The book was co-authored with his wife Balkis Sharara, who smuggled his manuscripts out of the prison where he authored three highly-regarded works.

Chadirji moved to Beirut a few years later and lived abroad during most of the devastating 1980-1988 Iran-Iraq war, the 1990 Gulf War, a decade of international sanctions and the 2003 US-led invasion that toppled Saddam.

When he returned to Iraq in 2009, he was scarred by what he found.

"I cannot believe what has happened to the buildings in Baghdad, everything has been almost completely destroyed," Chadirji said at the time.

In 2019, another one of his famed buildings was torn down: the National Insurance Company in Mosul, a seven-storey building from where the Islamic State group threw men accused of being gay to their deaths.

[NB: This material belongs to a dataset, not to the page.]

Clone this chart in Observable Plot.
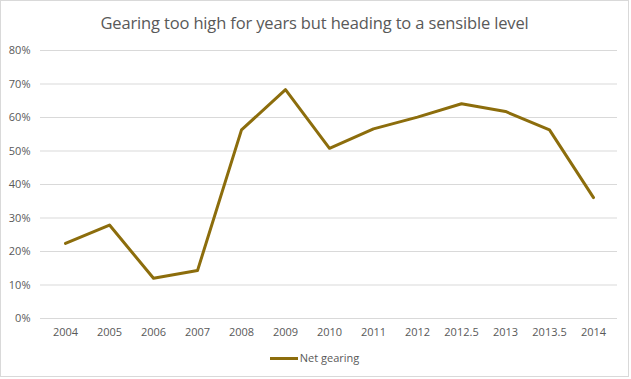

The structure was ravaged by the months-long fight to oust IS from Mosul and a municipal committee later decided to demolish what was left of it saying it could not be restored.

The NIC building was seen as a prime example of modern Iraqi design, with rows of slim archways and projected windows reminiscent of Iraq's beloved "shanasheel".

Chadirji had been a longtime advocate of preservation, working even under Saddam to halt the demolition of traditional Iraqi architecture in Baghdad.

"A people that cannot take care of its creations is a people without a memory," he said in 2009.